The result of Sugiyama's musical form is an epic storyline with a large variation of music. Because the soundtrack does not have a notable "main theme", the soundtrack is not as instantly noticeable as other video game soundtracks. However, once you listen to the music a few times, it will latch itself onto you and never let go. The game has an immense number of hummable themes that can easily stay in your head for weeks at a time ("Strolling in the Town" comes to mind as an excellent example). The music is also full of variety, which can recreate a number of different atmospheres. The soundtrack is very good at using music to set a mood: the castle theme, "Echo of Horns Throughout the Castle" is stately with its fanfare; the tower music, "Screams From the Tower of Monsters" is chilling and instills fear.
There are a few low points about this collection that must be brought up. Dragon Quest VII comes with a second disc that is filled with the original Playstation melodies. This would be a prime candidate for the garbage can, except that its first track is "Triumphal Return ~ Epilogue", which is the final track of the arranged compositions. The synth and recordings heard from modern Playstation games such as Valkyrie Profile and Final Fantasy IX outshine Dragon Quest's soundtrack in terms of sound quality, making the original sound version a real disappointment. You tend not to notice as you are playing the game how tinny and fake the OSV tracks sound, but especially in comparison to the symphonies, the original sound recordings are absolutely horrid. The only good tracks are the ones that weren't arranged (track 3, "Intermezzio", and track 22 and 23, which sounds like a gypsy's theme).
The other complaint is that this soundtrack seems too short. The arranged pieces come out to about eighty minutes of music, which actually is quite a lot considering that the tracks are very complex and involve a lot of time and skill from a large number of performers. But given the number of tracks found on most games these days, and the length of time that was allocated to this game's production, it is minimalist to have only two overworld themes and one boss fighting theme.
Those who are familiar with the series' symphonic suites know that Sugiyama follows a similar formula for all of his Dragon Quest compositions: the death music uses long, drawn out tones at a slow rhythm; the town music is light and cheerful; the fighting music uses a lot of percussion and modulations. He follows the forumula for Dragon Quest VII as well, but there are also a number of songs that don't seem to fit into the traditional categories. This is by means not a bad thing at all because it gives us more variety to the soundtrack.

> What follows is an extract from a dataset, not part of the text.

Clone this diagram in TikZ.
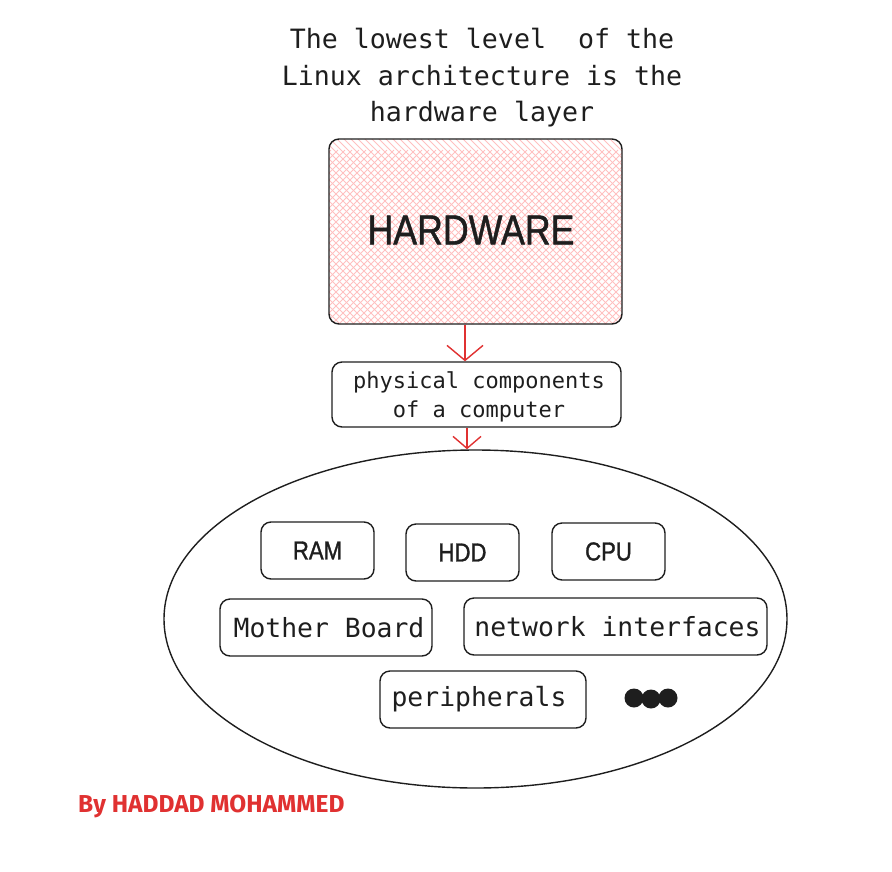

One of the more addictive songs is the "town music", called "Strolling in the Town". This is a medley of the game's town music, casino music, shrine music, and celebration music, and is a great track. It's a very cosmopolitan track, with the music moving from a gentle pastoral with an underlying marching beat to the sound of trumpets and trombones from a jazz band. The festival section of the track is extremely fun, with chimes and a fast-moving beat that makes it almost danceable.
Another great track is the ship theme, "Aboard Ship ~ Pirates of the Sea". The ship song is a waltz, as most of the ship themes are. The first half of the medley is a pleasant tune, though nothing extremely remarkable. The second half of the medley is the pumped-up version of the first half, with trumpets and percussion playing out the waltz, turning the sea voyage into a grand quest for adventure. This is a great example of how the same tune played by different instruments can make such a dramatic difference in the atmosphere.
One of my favourite themes from the soundtrack is the dungeon music "Shadow of Death". The low, dissonant tones remind me very much of Liszt's "Nuages Gris", and the use of the augmented forth really sets the mood of the song. As a tonal contrast, the consonant theme from "Mysterious Sanctuary" is interleaved in the middle of this track, carrying the listener in a dreamlike, surreal state.
There are a number of short emotional pieces that are scattered throughout the soundtrack, setting moods that range from whimsical to nostalgic. "Morning in Eden", the first statement of the soundtrack's main theme, is serene and light. "Saraband" is a slow, sad requiem. "Days of Sadness" plays its lonely plucked strings as the "ruined town" theme. "With Sadness in Heart" is the game's "death" music, which turns into the welcoming pastoral, "A Safe Haven".
The most epic themes of the soundtrack are the last three tracks, "Over the Horizon", "Orgo Demila", and "Triumphal Return ~ Epilogue". Here is where Sugiyama breaks the traditional Dragon Quest bounds (something he did with partial success in Dragon Quest VI) by composing epic, movie-like tracks. "Over the Horizon" is a relatively quiet theme during which the instruments imitate birds with trills that create a love scene in the listener's mind. "Orgo Demila" is the epic final battle and starts off with the roar of brass and the scales of woodwinds creating dramatic crescendoes. "Triumphal Retrn ~ Epilogue" is an absolute masterpiece. It is very sweeping and instantly summons visions of the hero realising that he has finally won the battle, and then plays out the dramatic escape from the evil lair, until they are finally safe where they can celebrate victory. From the snare drums and timpani leading to the sounds of oboe and violin, this is certainly dramatic music at its best.
This soundtrack is an absolute wonder to behold. Its sweeping score and dramatic flair completely holds those who love to listen to epic music that tells stories. It has its share of fun, upbeat tracks; sad, woeful tracks; eerie tracks, and fanfare. All of the compositions are played perfectly. This is not just game music, but a symphony in nineteen movements, telling an entire story. You aren't just listening to a game, you are listening to musical poetry.